Als kürzlich die aktualisierten Angaben zu Nebeneinkünften der Bundestagsabgeordneten veröffentlicht wurden, galt das Medieninteresse vor allem einer Politikerin: Sahra Wagenknecht. Die Frage, wenigstens zwischen den Zeilen, lautete: Kann jemand, der für ein Buch 720.000 Euro und für einen einzelnen Vortrag – ausgerechnet bei einem Schweizer Vermögensverwalter – 10.000 Euro Honorar erhält, linke Politik vertreten? Oder ist das Verrat an den eigenen Idealen?
Auch andere linke Politiker oder Gewerkschafter wie GDL-Chef Claus Weselsky mussten und müssen sich immer wieder vorhalten lassen, sie verdienten zu viel Geld oder lebten in zu schicken Häusern. Der Bundestagsabgeordnete, der die mit Abstand größten Nebeneinkünfte hat, muss sich solche Vorwürfe nicht anhören – denn der ist ja von der CSU. Und da werden Nebeneinkünfte nur dann skandalisiert, wenn sie mit fragwürdigen Machenschaften zu tun haben, wie im Fall der Maskendeals. Wird bei konservativen Politikern privater wirtschaftlicher Erfolg geradezu erwartet, während er bei linken verpönt ist?

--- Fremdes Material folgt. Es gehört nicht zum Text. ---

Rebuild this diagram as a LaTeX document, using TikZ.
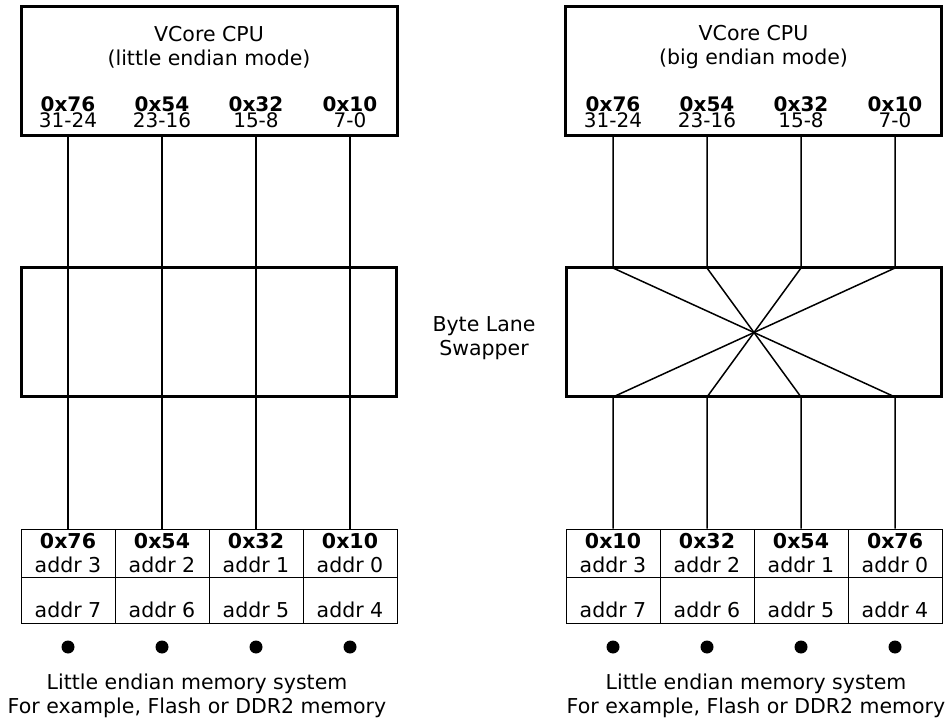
\documentclass[tikz,border=0pt]{standalone}
\usepackage{fontspec}
\setmainfont{DejaVu Sans}
\usetikzlibrary{positioning,calc}

\begin{document}
\begin{tikzpicture}[x=1pt,y=-1pt,
 txt/.style={align=center,inner sep=0pt,font=\fontsize{20.5}{24}\selectfont},
 lane/.style={txt,font=\fontsize{20}{24}\selectfont},
 cpubox/.style={draw,line width=3pt,outer sep=0pt,minimum width=376pt,minimum height=129pt},
 swapbox/.style={cpubox,minimum width=375pt},
 cellbox/.style={draw,line width=0.9pt,inner sep=0pt,minimum width=94pt,font=\fontsize{20.5}{24}\selectfont},
 topcell/.style={cellbox,minimum height=48pt,align=center},
 lowcell/.style={cellbox,minimum height=46pt,text height=34pt,text depth=0pt},
 wire/.style={line width=1.5pt,line join=round},
 dot/.style={circle,fill,inner sep=0pt,minimum size=13pt}]
\useasboundingbox (0,0) rectangle (951,719);
% little endian side
\node[cpubox] (cpuL) at (209,71.5) {};
\node[txt] (titleL) at (209,47.5) {VCore CPU\\(little endian mode)};
\node[lane] (bL0) at (68,112) {\textbf{0x76}\\[-8pt]31-24};
\node[lane] (bL1) at (162,112) {\textbf{0x54}\\[-8pt]23-16};
\node[lane] (bL2) at (256,112) {\textbf{0x32}\\[-8pt]15-8};
\node[lane] (bL3) at (350,112) {\textbf{0x10}\\[-8pt]7-0};
\node[swapbox] (swapL) at (208.5,332.5) {};
\node[topcell] (mL0) at (68,553) {\textbf{0x76}\\addr 3};
\node[topcell] (mL1) at (162,553) {\textbf{0x54}\\addr 2};
\node[topcell] (mL2) at (256,553) {\textbf{0x32}\\addr 1};
\node[topcell] (mL3) at (350,553) {\textbf{0x10}\\addr 0};
\node[lowcell] (mL4) at (68,600) {addr 7};
\node[lowcell] (mL5) at (162,600) {addr 6};
\node[lowcell] (mL6) at (256,600) {addr 5};
\node[lowcell] (mL7) at (350,600) {addr 4};
\node[dot] (dL0) at (68,647) {}; \node[dot] (dL1) at (162,647) {};
\node[dot] (dL2) at (256,647) {}; \node[dot] (dL3) at (350,647) {};
\node[txt] (memL) at (197,695.5) {Little endian memory system\\For example, Flash or DDR2 memory};
\draw[wire] (mL0.north |- cpuL.south) -- (mL0.north);
\draw[wire] (mL1.north |- cpuL.south) -- (mL1.north);
\draw[wire] (mL2.north |- cpuL.south) -- (mL2.north);
\draw[wire] (mL3.north |- cpuL.south) -- (mL3.north);
% swapper label
\node[txt] (swaplbl) at (484,338) {Byte Lane\\Swapper};
% big endian side
\node[cpubox] (cpuR) at (753.5,71.5) {};
\node[txt] (titleR) at (753.5,47.5) {VCore CPU\\(big endian mode)};
\node[lane] (bR0) at (613,112) {\textbf{0x76}\\[-8pt]31-24};
\node[lane] (bR1) at (707,112) {\textbf{0x54}\\[-8pt]23-16};
\node[lane] (bR2) at (801,112) {\textbf{0x32}\\[-8pt]15-8};
\node[lane] (bR3) at (895,112) {\textbf{0x10}\\[-8pt]7-0};
\node[swapbox] (swapR) at (754,332.5) {};
\node[topcell] (mR0) at (613,553) {\textbf{0x10}\\addr 3};
\node[topcell] (mR1) at (707,553) {\textbf{0x32}\\addr 2};
\node[topcell] (mR2) at (801,553) {\textbf{0x54}\\addr 1};
\node[topcell] (mR3) at (895,553) {\textbf{0x76}\\addr 0};
\node[lowcell] (mR4) at (613,600) {addr 7};
\node[lowcell] (mR5) at (707,600) {addr 6};
\node[lowcell] (mR6) at (801,600) {addr 5};
\node[lowcell] (mR7) at (895,600) {addr 4};
\node[dot] (dR0) at (613,647) {}; \node[dot] (dR1) at (707,647) {};
\node[dot] (dR2) at (801,647) {}; \node[dot] (dR3) at (895,647) {};
\node[txt] (memR) at (756,695.5) {Little endian memory system\\For example, Flash or DDR2 memory};
\draw[wire] (mR0.north |- cpuR.south) -- (mR0.north |- swapR.north) -- (mR3.north |- swapR.south) -- (mR3.north);
\draw[wire] (mR1.north |- cpuR.south) -- (mR1.north |- swapR.north) -- (mR2.north |- swapR.south) -- (mR2.north);
\draw[wire] (mR2.north |- cpuR.south) -- (mR2.north |- swapR.north) -- (mR1.north |- swapR.south) -- (mR1.north);
\draw[wire] (mR3.north |- cpuR.south) -- (mR3.north |- swapR.north) -- (mR0.north |- swapR.south) -- (mR0.north);
\end{tikzpicture}
\end{document}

Wie muss denn jemand leben, der für politisch linke Positionen eintreten will? Ist ein teures Essen erlaubt oder darf es nur Graubrot mit Margarine geben? Braucht es einen abgekämpften Arbeiter-Look oder ist Bekleidung okay, die auch auf einen Laufsteg passen würde? Und müssen Konservative immer Anzug tragen und teure Uhren?
Berufspolitiker sind kein Spiegel der Gesellschaft. Sie sind professionelle Vertreter von Lebensentwürfen und Zukunftswünschen. Sie sollen keine repräsentative Stichprobe der Bevölkerung sein, sondern ihre Anwälte. Mit dem Mandat der Wähler sollen sie deren Interessen vertreten und mit den Anwälten anderer Interessensgruppen verhandeln. Entsprechend werden sie sich kleiden und öffentlich dort auftreten, wo sie ihrer Politik Gehör verschaffen wollen.
Darin unterscheiden sich Politiker nicht von anderen Interessens-Anwälten: von NGO-Vertretern, Wirtschafts-Lobbyisten, Gewerkschaftern. Der Sport-Funktionär muss kein guter Sportler sein, er muss die Interessen von Sportlern vertreten. Körperliche Fitness, Ernährung oder sonstiger Lebenswandel eines Sport-Vertreters haben in der öffentlichen Diskussion nichts zu suchen.
Anders sieht es aus, wenn solche Anwälte Forderungen an die Allgemeinheit richten. Wollen Politiker der Bevölkerung beispielsweise einen von ihnen für gesund erachteten Lebenswandel verordnen, dann darf man sie selbstverständlich persönlich auf den Prüfstand stellen. “Wasser predigen und Wein saufen”, sagt der Volksmund, wenn es da eine Diskrepanz gibt.
Man kann für radikalen Klimaschutz eintreten und trotzdem noch gelegentlich ein Auto oder gar ein Flugzeug benutzen. Wer allerdings von anderen ohne Ansehen ihrer Person und Situation ein klimaschädigungsfreies Verhalten verlangt, darf sich selbst davon nicht ausnehmen.
Ob der eigene Lebenswandel die Glaubwürdigkeit vertretener Positionen berührt, sollte davon abhängen, ob man für sich selbst oder für andere spricht.
Wer im gesellschaftlichen Diskurs anwaltlich auftritt, spricht für seine Mandantschaft – und wer nicht selbst hundert Prozent dazugehört, kann dabei nicht von “wir” reden. Als Jugendlicher war es mir regelrecht zuwider, wenn ergraute Herren “wir als Sportjugend” sagten oder “wir als Kreisjugendring”. Wer für Kinderrechte eintritt, wird in den meisten Fällen selbst kein Kind mehr sein und daher auch nicht “wir Kinder” sagen. Und Wagenknecht wird wohl nie sagen: “Wir Geringverdiener.” Aber sie kann sich genau für diese einsetzen. So wie Weselsky offenbar erfolgreich für die Bezahlung von Lokführern mit der Bahn streitet.
Wenn hingegen Politiker davon sprechen, jetzt müssten wir alle dies oder jenes tun oder lassen, dann erwarte ich, dass sie sich tatsächlich selbst einschließen. Ob mal wieder der Gürtel enger geschnallt werden soll oder die Opferbereitschaft fürs Vaterland gepriesen wird: Wer “wir” sagt und alle meint, muss mit gutem Beispiel vorangehen.